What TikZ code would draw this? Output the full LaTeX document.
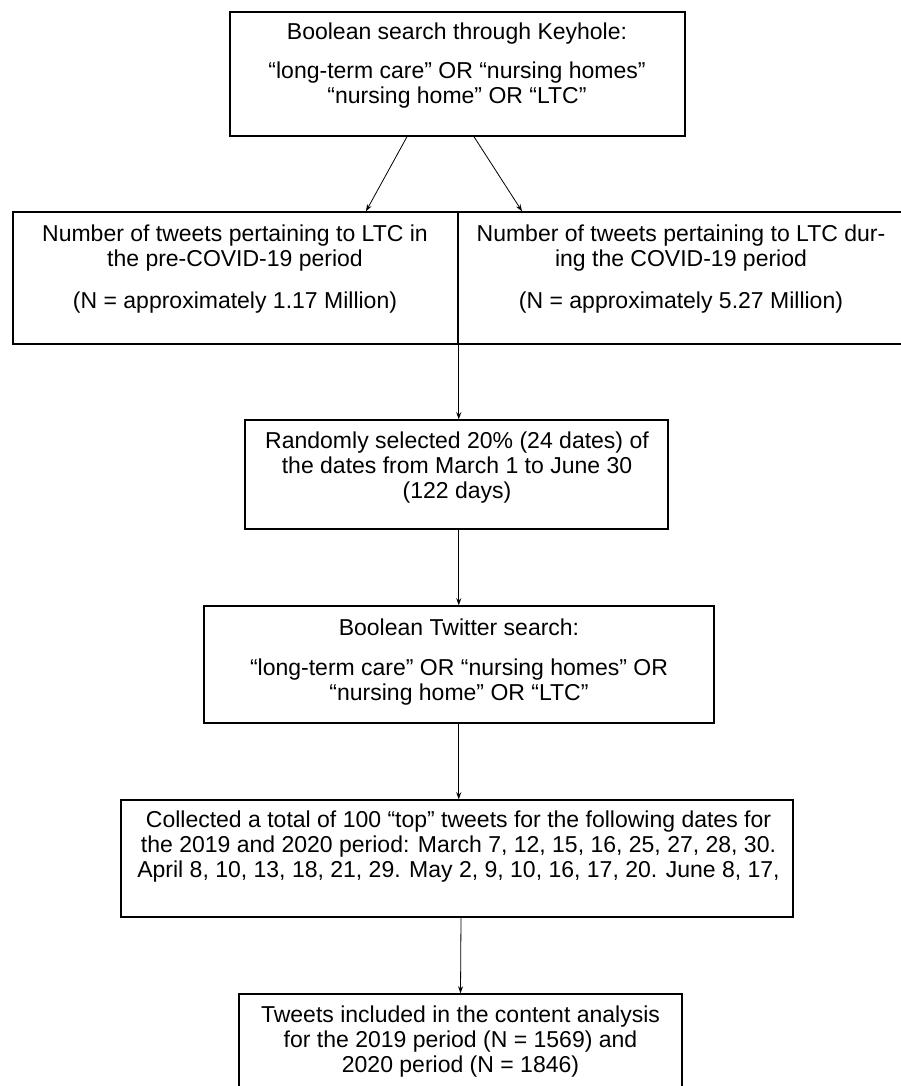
\documentclass[tikz,border=0pt]{standalone}
\usepackage{fontspec}
\setmainfont{Liberation Sans}
\usetikzlibrary{arrows.meta}
\tikzset{
  box/.style={draw, line width=1.5pt, inner sep=0pt},
  txt/.style={align=center, inner sep=0pt, font=\fontsize{23}{25}\selectfont},
  arr/.style={line width=0.8pt, -{Stealth[length=7pt,width=5pt]}}
}
\begin{document}
\begin{tikzpicture}[x=1pt,y=-1pt]
\useasboundingbox (0,0) rectangle (901,1086);
% boxes
\node[box, minimum width=455pt, minimum height=124pt] (b1) at (457.5,74) {};
\node[box, minimum width=445pt, minimum height=132pt] (b2l) at (235.5,278) {};
\node[box, minimum width=447pt, minimum height=132pt] (b2r) at (681.5,278) {};
\node[box, minimum width=423pt, minimum height=109pt] (b3) at (456.5,474.5) {};
\node[box, minimum width=510pt, minimum height=117pt] (b4) at (459,664.5) {};
\node[box, minimum width=672pt, minimum height=117pt] (b5) at (457,858.5) {};
\node[box, minimum width=443pt, minimum height=130pt] (b6) at (460.5,1059) {};
% texts
\node[txt] (t1) at (457,65.5) {Boolean search through Keyhole:\\[14pt]“long-term care” OR “nursing homes”\\“nursing home” OR “LTC”};
\node[txt] (t2l) at (235,269) {Number of tweets pertaining to LTC in\\the pre-COVID-19 period\\[17pt](N = approximately 1.17 Million)};
\node[txt] (t2r) at (681,269) {Number of tweets pertaining to LTC dur-\\ing the COVID-19 period\\[17pt](N = approximately 5.27 Million)};
\node[txt] (t3) at (457,468) {Randomly selected 20\% (24 dates) of\\the dates from March 1 to June 30\\(122 days)};
\node[txt] (t4) at (459,662.5) {Boolean Twitter search:\\[15pt]“long-term care” OR “nursing homes” OR\\“nursing home” OR “LTC”};
\node[txt] (t5) at (458.5,847) {Collected a total of 100 “top” tweets for the following dates for\\the 2019 and 2020 period: March 7, 12, 15, 16, 25, 27, 28, 30.\\April 8, 10, 13, 18, 21, 29. May 2, 9, 10, 16, 17, 20. June 8, 17,};
\node[txt] (t6) at (460.5,1042) {Tweets included in the content analysis\\for the 2019 period (N = 1569) and\\2020 period (N = 1846)};
% connectors
\draw[arr] ([xshift=-50.5pt]b1.south) -- ([xshift=130.5pt]b2l.north);
\draw[arr] ([xshift=16.5pt]b1.south) -- ([xshift=-159.5pt]b2r.north);
\draw[arr] (b2l.south east) -- (b3.north -| b2l.south east);
\draw[arr] (b3.south -| b2l.south east) -- (b4.north -| b2l.south east);
\draw[arr] (b4.south -| b2l.south east) -- (b5.north -| b2l.south east);
\draw[arr] ([xshift=0.5pt]b5.south -| b6.north) -- (b6.north);
\end{tikzpicture}
\end{document}
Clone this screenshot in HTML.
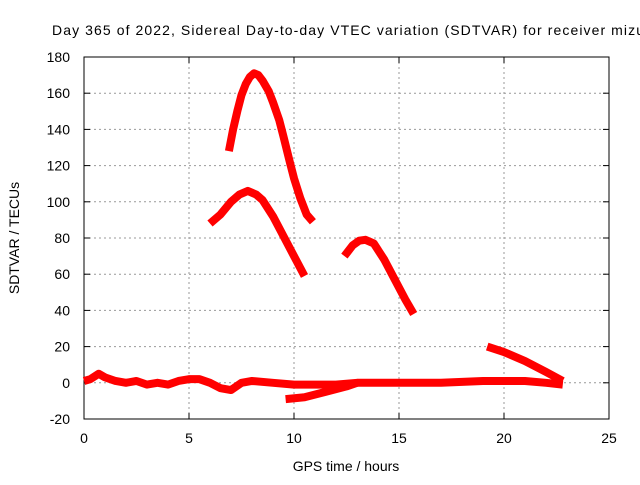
<!DOCTYPE html>
<html><head><meta charset="utf-8"><style>
body{margin:0;background:#fff;font-family:"Liberation Sans",sans-serif;overflow:hidden;}
svg text{font-family:"Liberation Sans",sans-serif;font-size:14px;fill:#000;}
</style></head><body>
<svg id="c" width="640" height="480"></svg>
<script>
const xTicks=[0,5,10,15,20,25];
const yTicks=[-20,0,20,40,60,80,100,120,140,160,180];
const seriesTopArc=[[6.9,128],[7.1,140],[7.3,150],[7.5,159],[7.7,165],[7.9,169],[8.1,171],[8.3,170],[8.5,167],[8.8,161],[9,155],[9.3,145],[9.5,136],[9.8,122],[10,113],[10.3,102],[10.6,93],[10.9,89]];
const seriesMidArc=[[6,88],[6.5,93],[7,100],[7.4,104],[7.8,106],[8.2,104],[8.5,101],[9,92],[9.5,81],[10,70],[10.5,59]];
const seriesRightArc=[[12.4,70],[12.8,76],[13.1,78.5],[13.4,79],[13.8,77],[14.3,68],[14.8,57],[15.3,46],[15.7,38]];
const seriesLate=[[19.2,20],[20,17],[21,12],[22,6],[22.8,1]];
const seriesBase=[[0,1],[0.3,2],[0.7,5],[1,3],[1.5,1],[2,0],[2.5,1],[3,-1],[3.5,0],[4,-1],[4.5,1],[5,2],[5.5,2],[6,0],[6.5,-3],[7,-4],[7.5,0],[8,1],[9,0],[10,-1],[11,-1],[12,-1],[13,0],[15,0],[17,0],[19,1],[20,1],[21,1],[22,0],[22.8,-1]];
const seriesLow=[[9.6,-9],[10.5,-8],[11.5,-5],[12.5,-2],[13,0]];
const X0=84,X1=609,Y0=419,Y1=57;
const sx=v=>X0+(v-0)/25*(X1-X0);
const sy=v=>Y0-(v+20)/200*(Y0-Y1);
const svg=document.getElementById('c');
const NS='http://www.w3.org/2000/svg';
function mk(t,a){const e=document.createElementNS(NS,t);for(const k in a)e.setAttribute(k,a[k]);svg.appendChild(e);return e;}
xTicks.forEach(t=>{
 if(t>0&&t<25){const g=mk('line',{x1:sx(t),x2:sx(t),y1:Y0,y2:Y1,stroke:'#999','stroke-dasharray':'2,3'});
 
 }
 mk('line',{x1:sx(t),x2:sx(t),y1:Y0,y2:Y0-6,stroke:'#000'});
 mk('line',{x1:sx(t),x2:sx(t),y1:Y1,y2:Y1+6,stroke:'#000'});
 const l=mk('text',{x:sx(t),y:Y0+24,'text-anchor':'middle'});l.textContent=t;
 
 
});
yTicks.forEach(t=>{
 if(t>-20&&t<180){const g=mk('line',{x1:X0,x2:X1,y1:sy(t),y2:sy(t),stroke:'#999','stroke-dasharray':'2,3'});
 
 }
 mk('line',{x1:X0,x2:X0+6,y1:sy(t),y2:sy(t),stroke:'#000'});
 mk('line',{x1:X1,x2:X1-6,y1:sy(t),y2:sy(t),stroke:'#000'});
 const l=mk('text',{x:X0-14,y:sy(t)+5,'text-anchor':'end'});l.textContent=t;
 
 
});
const fr=mk('rect',{x:X0,y:Y1,width:X1-X0,height:Y0-Y1,fill:'none',stroke:'#000'});


[seriesTopArc,seriesMidArc,seriesRightArc,seriesLate,seriesBase,seriesLow].forEach((s,i)=>{
 const p=mk('polyline',{points:s.map(d=>sx(d[0])+','+sy(d[1])).join(' '),fill:'none',stroke:'#f00','stroke-width':8,'stroke-linejoin':'round'});
 
 
});
const t=mk('text',{x:52,y:35,textLength:592,lengthAdjust:'spacing'});t.textContent='Day 365 of 2022, Sidereal Day-to-day VTEC variation (SDTVAR) for receiver mizu';


const xl=mk('text',{x:346,y:471,'text-anchor':'middle'});xl.textContent='GPS time / hours';


const yl=mk('text',{x:0,y:0,'text-anchor':'middle',transform:'translate(19,238) rotate(-90)'});yl.textContent='SDTVAR / TECUs';


</script>
</body></html>
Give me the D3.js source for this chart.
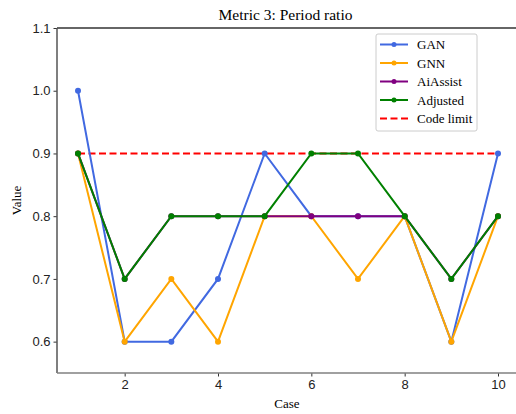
<!DOCTYPE html>
<html>
<head>
<meta charset="utf-8">
<script src="https://cdn.jsdelivr.net/npm/d3@7"></script>
<style>
  body { margin: 0; background: #fff; }
  svg { display: block; font-family: "Liberation Serif", "DejaVu Serif", serif; }
</style>
</head>
<body>
<div id="graph"></div>
<script>
// data
const cases = [1, 2, 3, 4, 5, 6, 7, 8, 9, 10];
const ganValues = [1.0, 0.6, 0.6, 0.7, 0.9, 0.8, 0.8, 0.8, 0.6, 0.9];
const gnnValues = [0.9, 0.6, 0.7, 0.6, 0.8, 0.8, 0.7, 0.8, 0.6, 0.8];
const aiAssistValues = [0.9, 0.7, 0.8, 0.8, 0.8, 0.8, 0.8, 0.8, 0.7, 0.8];
const adjustedValues = [0.9, 0.7, 0.8, 0.8, 0.8, 0.9, 0.9, 0.8, 0.7, 0.8];
const codeLimit = 0.9;
const xTicks = [2, 4, 6, 8, 10];
const yTicks = [0.6, 0.7, 0.8, 0.9, 1.0, 1.1];

const series = [
  { name: 'GAN', values: ganValues, color: '#4169e1' },
  { name: 'GNN', values: gnnValues, color: '#ffa500' },
  { name: 'AiAssist', values: aiAssistValues, color: '#800080' },
  { name: 'Adjusted', values: adjustedValues, color: '#008000' }
];

const w = 516, h = 414;
const margin = { top: 28, right: -3, bottom: 41, left: 57 };

const svg = d3.select('#graph').append('svg')
  .attr('width', w).attr('height', h);

const xScale = d3.scaleLinear().domain([0.55, 10.45]).range([margin.left, w - margin.right]);
const yScale = d3.scaleLinear().domain([0.55, 1.1]).range([h - margin.bottom, margin.top]);

// axes
const xAxis = d3.axisBottom(xScale).tickValues(xTicks).tickFormat(d3.format('d')).tickSize(3.5).tickPadding(3);
const yAxis = d3.axisLeft(yScale).tickValues(yTicks).tickFormat(d3.format('.1f')).tickSize(3.5).tickPadding(3);

const gx = svg.append('g')
  .attr('transform', `translate(0,${h - margin.bottom})`)
  .call(xAxis);
gx.select('.domain').remove();
gx.selectAll('line').attr('stroke', '#333');
gx.selectAll('text').style('font-size', '13px').attr('fill', '#222');

const gy = svg.append('g')
  .attr('transform', `translate(${margin.left},0)`)
  .call(yAxis);
gy.select('.domain').remove();
gy.selectAll('line').attr('stroke', '#333');
gy.selectAll('text').style('font-size', '13px').attr('fill', '#222');

// spines
svg.append('line')
  .attr('x1', margin.left).attr('x2', w)
  .attr('y1', margin.top).attr('y2', margin.top)
  .attr('stroke', '#333').attr('stroke-width', 1.5);
svg.append('line')
  .attr('x1', margin.left).attr('x2', margin.left)
  .attr('y1', margin.top).attr('y2', h - margin.bottom)
  .attr('stroke', '#555').attr('stroke-width', 1.5);
svg.append('line')
  .attr('x1', margin.left).attr('x2', w)
  .attr('y1', h - margin.bottom).attr('y2', h - margin.bottom)
  .attr('stroke', '#808080').attr('stroke-width', 1.5);

// code limit
svg.append('line')
  .attr('x1', xScale(cases[0])).attr('x2', xScale(cases[cases.length - 1]))
  .attr('y1', yScale(codeLimit)).attr('y2', yScale(codeLimit))
  .attr('stroke', '#ff0000').attr('stroke-width', 2)
  .attr('stroke-dasharray', '7,3.5');

const line = d3.line()
  .x((d, i) => xScale(cases[i]))
  .y(d => yScale(d));

series.forEach(s => {
  svg.append('path')
    .datum(s.values)
    .attr('fill', 'none')
    .attr('stroke', s.color)
    .attr('stroke-width', 2)
    .attr('d', line);
  svg.selectAll(null)
    .data(s.values)
    .enter()
    .append('circle')
    .attr('cx', (d, i) => xScale(cases[i]))
    .attr('cy', d => yScale(d))
    .attr('r', 3)
    .attr('fill', s.color);
});

// title and labels
svg.append('text')
  .attr('x', (margin.left + 514) / 2)
  .attr('y', 20)
  .attr('text-anchor', 'middle')
  .style('font-size', '15.5px')
  .text('Metric 3: Period ratio');

svg.append('text')
  .attr('x', 287)
  .attr('y', 408)
  .attr('text-anchor', 'middle')
  .style('font-size', '13px')
  .text('Case');

svg.append('text')
  .attr('transform', `translate(21,${(margin.top + h - margin.bottom) / 2}) rotate(-90)`)
  .attr('text-anchor', 'middle')
  .style('font-size', '13px')
  .text('Value');

// legend
const legend = svg.append('g').attr('id', 'legend');
legend.append('rect')
  .attr('x', 376).attr('y', 34)
  .attr('width', 101).attr('height', 97)
  .attr('rx', 2)
  .attr('fill', '#fff').attr('fill-opacity', 0.8)
  .attr('stroke', '#ccc');

const legendItems = series.map(s => ({ name: s.name, color: s.color, dash: null }))
  .concat([{ name: 'Code limit', color: '#ff0000', dash: '7,3.5' }]);

const li = legend.selectAll('.legend-label')
  .data(legendItems)
  .enter()
  .append('g')
  .attr('class', 'legend-label')
  .attr('transform', (d, i) => `translate(0,${44.5 + i * 18.5})`);

li.append('line')
  .attr('x1', 380).attr('x2', 408)
  .attr('stroke', d => d.color)
  .attr('stroke-width', 2)
  .attr('stroke-dasharray', d => d.dash);
li.filter(d => !d.dash).append('circle')
  .attr('cx', 394).attr('r', 2.5)
  .attr('fill', d => d.color);
li.append('text')
  .attr('x', 417)
  .attr('dy', '0.35em')
  .style('font-size', '13px')
  .text(d => d.name);
</script>
</body>
</html>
== == ==
## [Exercise directions]
The string "draw" may appear in lines of the listing above; tally those lines and give the number only.

## [Result below]
8